Evans & Evans, Inc. was appointed as an independent financial advisor to the Filament Special Committee, and provided a fairness opinion to the Filament Special Committee stating that, as of the date of such opinion, and based upon and subject to the assumptions, limitations, and qualifications stated in such opinion, the Business Combination and the consideration payable thereunder is fair from a financial point of view to Filament shareholders.
The proposed Business Combination is subject to customary closing conditions, including receipt of all regulatory approvals, court orders from the Supreme Court of British Columbia with respect to the Plan of Arrangement, and the approval of the proposed Business Combination by Filament’s securityholders and Jupiter’s stockholders. The consummation of the proposed Business Combination is anticipated to occur in the 4th quarter of 2023.
Maxim Group LLC is acting as exclusive financial advisor to Filament. Fasken Martineau DuMoulin LLP is acting as Canadian legal advisor and Ellenoff Grossman & Schole LLP is acting as U.S. legal advisor to Filament. Harper Grey LLP is acting as Canadian legal advisor and Greenberg Traurig, LLP is acting as U.S. legal advisor to Jupiter.

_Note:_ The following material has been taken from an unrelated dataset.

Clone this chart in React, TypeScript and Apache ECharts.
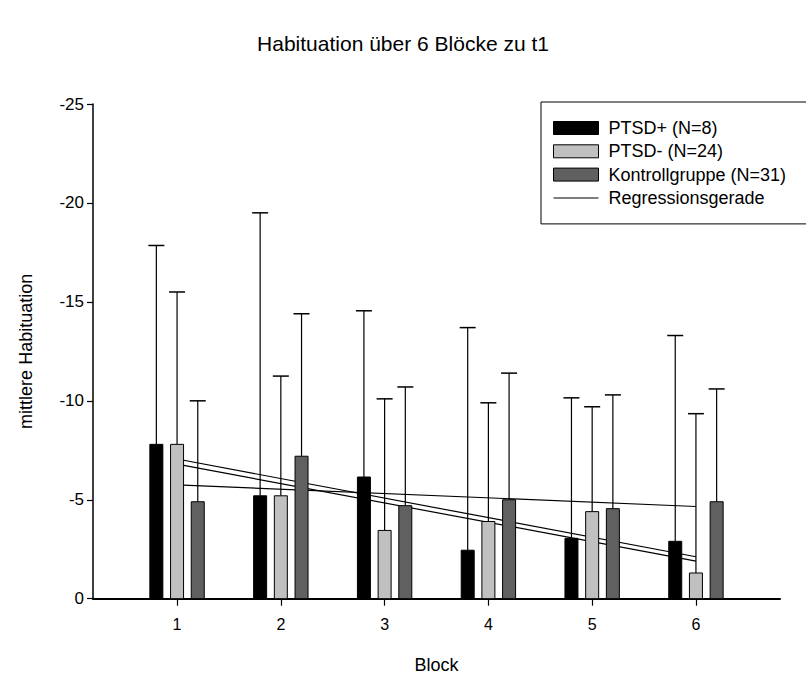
import React, { useEffect, useRef } from "react";
import * as echarts from "echarts";

const blocks = [1, 2, 3, 4, 5, 6];
const ptsdPlusMean = [-7.8, -5.2, -6.15, -2.45, -3.05, -2.9];
const ptsdPlusErr = [-17.85, -19.5, -14.55, -13.7, -10.15, -13.3];
const ptsdMinusMean = [-7.8, -5.2, -3.45, -3.9, -4.4, -1.3];
const ptsdMinusErr = [-15.5, -11.25, -10.1, -9.9, -9.7, -9.35];
const kontrollMean = [-4.9, -7.2, -4.7, -5.0, -4.55, -4.9];
const kontrollErr = [-10.0, -14.4, -10.7, -11.4, -10.3, -10.6];

const regX = [1, 6];
const regPlus = [-7.06, -2.12];
const regMinus = [-6.8, -1.9];
const regKontroll = [-5.75, -4.66];

const yTicks = [-25, -20, -15, -10, -5, 0];

const FONT = "'Liberation Sans', Arial, Helvetica, sans-serif";

function makeBarSeries(name: string, means: number[], errs: number[], color: string, offset: number) {
  const data = blocks.map((b, i) => [b, means[i], errs[i]]);
  return {
    name,
    type: "custom",
    z: 5,
    itemStyle: { color },
    encode: { x: 0, y: 1 },
    data,
    renderItem: (params: any, api: any) => {
      const x = api.value(0);
      const v = api.value(1);
      const e = api.value(2);
      const base = api.coord([x, 0]);
      const top = api.coord([x, v]);
      const et = api.coord([x, e]);
      const cx = base[0] + offset;
      return {
        type: "group",
        children: [
          {
            type: "line",
            shape: { x1: cx, y1: top[1], x2: cx, y2: et[1] },
            style: { stroke: "#000", lineWidth: 1.2 },
          },
          {
            type: "line",
            shape: { x1: cx - 8, y1: et[1], x2: cx + 8, y2: et[1] },
            style: { stroke: "#000", lineWidth: 1.5 },
          },
          {
            type: "rect",
            shape: { x: cx - 6.5, y: top[1], width: 13, height: base[1] - top[1] },
            style: { fill: color, stroke: "#000", lineWidth: 1 },
          },
        ],
      };
    },
  };
}

function regSeries(id: string, vals: number[]) {
  return {
    name: id,
    type: "line",
    z: 1,
    symbol: "none",
    silent: true,
    lineStyle: { color: "#000", width: 1.2 },
    itemStyle: { color: "#000" },
    data: regX.map((x, i) => [x, vals[i]]),
  };
}

export default function App() {
  const ref = useRef<HTMLDivElement>(null);
  useEffect(() => {
    if (!ref.current) return;
    const chart = echarts.init(ref.current, undefined, { renderer: "svg" });
    chart.setOption({
      animation: false,
      backgroundColor: "#fff",
      textStyle: { fontFamily: FONT },
      title: {
        text: "Habituation über 6 Blöcke zu t1",
        left: "center",
        top: 33,
        padding: 0,
        textStyle: { fontFamily: FONT, fontSize: 21, fontWeight: "normal", color: "#000" },
      },
      legend: {
        orient: "vertical",
        left: 541,
        top: 102,
        padding: [17, 24, 17, 12],
        borderColor: "#000",
        borderWidth: 1,
        itemWidth: 45,
        itemHeight: 13,
        itemGap: 5.3,
        textStyle: { fontFamily: FONT, fontSize: 18, lineHeight: 18, color: "#000", padding: [0, 0, 0, 5] },
        data: [
          { name: "PTSD+ (N=8)", icon: "rect", itemStyle: { borderColor: "#000", borderWidth: 1 } },
          { name: "PTSD- (N=24)", icon: "rect", itemStyle: { borderColor: "#000", borderWidth: 1 } },
          { name: "Kontrollgruppe (N=31)", icon: "rect", itemStyle: { borderColor: "#000", borderWidth: 1 } },
          { name: "Regressionsgerade", icon: "path://M0,0 H60 V1.4 H0 Z", itemStyle: { borderWidth: 0 } },
        ],
      },
      grid: { left: 93, right: 26, top: 104, bottom: 83.3, containLabel: false },
      xAxis: {
        type: "value",
        min: 0.19,
        max: 6.81,
        name: "Block",
        nameLocation: "middle",
        nameGap: 57,
        nameTextStyle: { fontFamily: FONT, fontSize: 18, color: "#000" },
        axisLine: { onZero: false, lineStyle: { color: "#000", width: 2 } },
        axisTick: { show: true, inside: false, length: 7, customValues: blocks, lineStyle: { color: "#000", width: 1.2 } },
        axisLabel: { customValues: blocks, margin: 18, fontFamily: FONT, fontSize: 16, color: "#000" },
        splitLine: { show: false },
      },
      yAxis: {
        type: "value",
        inverse: true,
        min: -25,
        max: 0,
        interval: 5,
        name: "mittlere Habituation",
        nameLocation: "middle",
        nameGap: 58,
        nameRotate: 90,
        nameTextStyle: { fontFamily: FONT, fontSize: 18, color: "#000" },
        axisLine: { show: true, onZero: false, lineStyle: { color: "#000", width: 1.5 } },
        axisTick: { show: true, inside: false, length: 6, customValues: yTicks, lineStyle: { color: "#000", width: 1.2 } },
        axisLabel: { customValues: yTicks, margin: 9, fontFamily: FONT, fontSize: 17, color: "#000" },
        splitLine: { show: false },
      },
      series: [
        regSeries("reg1", regPlus),
        regSeries("reg2", regMinus),
        regSeries("reg3", regKontroll),
        makeBarSeries("PTSD+ (N=8)", ptsdPlusMean, ptsdPlusErr, "#000000", -20.7),
        makeBarSeries("PTSD- (N=24)", ptsdMinusMean, ptsdMinusErr, "#c0c0c0", 0),
        makeBarSeries("Kontrollgruppe (N=31)", kontrollMean, kontrollErr, "#606060", 20.7),
        {
          name: "Regressionsgerade",
          type: "custom",
          itemStyle: { color: "#000" },
          data: [],
          renderItem: () => ({ type: "group", children: [] }),
        },
      ],
    });
    return () => chart.dispose();
  }, []);
  return (
    <div
      ref={ref}
      style={{ position: "fixed", left: 0, top: 0, width: 806, height: 682, background: "#fff" }}
    />
  );
}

Filament directors and management (the “Supporting Securityholders“) have entered into agreements pursuant to which they have committed to vote their respective shares in favour of the proposed Business Combination. The Supporting Securityholders represent in aggregate approximately 42.8% of the outstanding common shares.
The Pubco shares to be issued under the Plan of Arrangement component of the proposed Business Combination to holders resident in the United States have not been registered under the U.S. Securities Act of 1933 (the “Securities Act“) and may not be offered or sold in the United States absent registration or applicable exemption from registration requirements. It is anticipated that any securities to be issued under the Plan of Arrangement component of the proposed Business Combination either will be offered and issued in reliance upon the exemption from the registration requirements of the Securities Act provided by Section 3(a)(10) thereof or will be registered under the Securities Act on Form F-4 (the “Registration Statement“) to be filed by Pubco with the U.S. Securities and Exchange Commission (the “SEC“).

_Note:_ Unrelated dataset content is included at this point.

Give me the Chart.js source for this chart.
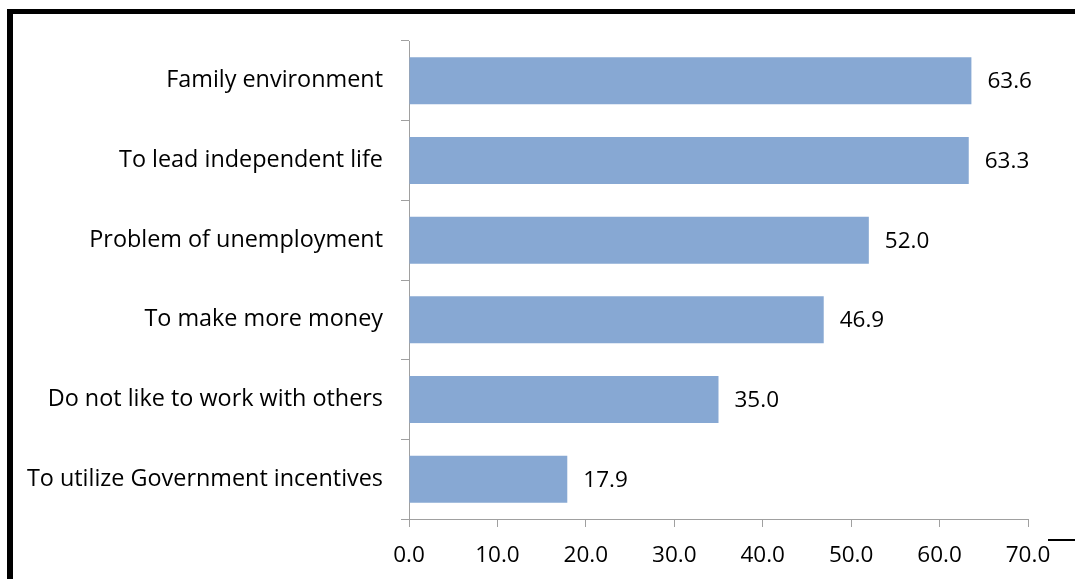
<!DOCTYPE html>
<html>
<head>
<meta charset="utf-8">
<script src="https://cdn.jsdelivr.net/npm/chart.js@4.4.0/dist/chart.umd.min.js"></script>
<style>
    body { margin: 0; background: #fff; }
    #wrap { position: relative; width: 1075px; height: 579px; overflow: hidden; }
    #reasonsChart { position: absolute; left: 0; top: 0; }
    .edge { position: absolute; background: #000; }
</style>
</head>
<body>
<div id="wrap">
    <canvas id="reasonsChart" width="1075" height="579"></canvas>
    <div class="edge" style="left:7px; top:9px; width:1068px; height:5px;"></div>
    <div class="edge" style="left:7px; top:9px; width:6px; height:570px;"></div>
    <div class="edge" style="left:1048px; top:539px; width:27px; height:2px;"></div>
</div>
<script>
const reasons = [
    'Family environment',
    'To lead independent life',
    'Problem of unemployment',
    'To make more money',
    'Do not like to work with others',
    'To utilize Government incentives'
];
const percentages = [63.6, 63.3, 52.0, 46.9, 35.0, 17.9];
const xTicks = [0, 10, 20, 30, 40, 50, 60, 70];

const FONT = "'Open Sans', sans-serif";
const axisGrey = '#a0a0a0';

// 柱子右侧的数值
const valueLabels = {
    id: 'valueLabels',
    afterDatasetsDraw(chart) {
        const ctx = chart.ctx;
        const meta = chart.getDatasetMeta(0);
        ctx.save();
        ctx.font = '22.5px ' + FONT;
        ctx.fillStyle = '#000';
        ctx.textAlign = 'left';
        ctx.textBaseline = 'middle';
        meta.data.forEach((bar, i) => {
            ctx.fillText(percentages[i].toFixed(1), bar.x + 16, bar.y + 1);
        });
        ctx.restore();
    }
};

const ctx = document.getElementById('reasonsChart').getContext('2d');
new Chart(ctx, {
    type: 'bar',
    data: {
        labels: reasons,
        datasets: [{
            data: percentages,
            backgroundColor: '#87a8d3',
            borderWidth: 0,
            barPercentage: 0.59,
            categoryPercentage: 1.0
        }]
    },
    options: {
        indexAxis: 'y',
        responsive: false,
        animation: false,
        layout: { padding: { top: 41, right: 47, bottom: 0, left: 0 } },
        plugins: {
            legend: { display: false },
            tooltip: { enabled: false }
        },
        scales: {
            x: {
                min: 0,
                max: 70,
                afterBuildTicks: scale => {
                    scale.ticks = xTicks.map(v => ({ value: v }));
                },
                afterFit: scale => { scale.height = 60; },
                grid: { drawOnChartArea: false, drawTicks: true, tickLength: 8, color: axisGrey },
                border: { display: true, color: axisGrey, width: 1 },
                ticks: {
                    padding: 15,
                    color: '#000',
                    font: { family: FONT, size: 22.5 },
                    maxRotation: 0,
                    callback: v => Number(v).toFixed(1)
                }
            },
            y: {
                afterFit: scale => { scale.width = 409; },
                grid: { drawOnChartArea: false, drawTicks: true, tickLength: 8, color: axisGrey, offset: true },
                border: { display: true, color: axisGrey, width: 1 },
                ticks: {
                    padding: 18,
                    color: '#000',
                    font: { family: FONT, size: 23.4 }
                }
            }
        }
    },
    plugins: [valueLabels]
});
</script>
</body>
</html>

ABOUT FILAMENT HEALTH CORP (OTCQB:FLHLF) (NEO:FH) (FSE:7QS)
Filament is a natural psychedelic drug development company focused on the treatment of substance use disorders. Filament’s proprietary technology platform enables the discovery and delivery of botanical psychedelic medicines for clinical development. The Company is currently generating revenue by out-licensing its lead drug candidate, PEX010, to commercial partners. PEX010 is standardized to provide a precise dose of botanical psilocybin per oral capsule, and is currently being administered in phase 1 and 2 human clinical trials approved by U.S. Food and Drug Administration (“FDA“) and Health Canada. It is currently being studied in 15 clinical trials in North America and Europe via Filament’s network of academic and research institutions for conditions including alcohol use disorder, treatment resistant depression, opioid tapering, and chronic pain.
ABOUT JUPITER ACQUISITION CORPORATION (NASDAQ:JAQC)
Jupiter operates as a blank check company. Jupiter aims to acquire one or more businesses and assets, via a merger, capital stock exchange, asset acquisition, stock purchase, and reorganization.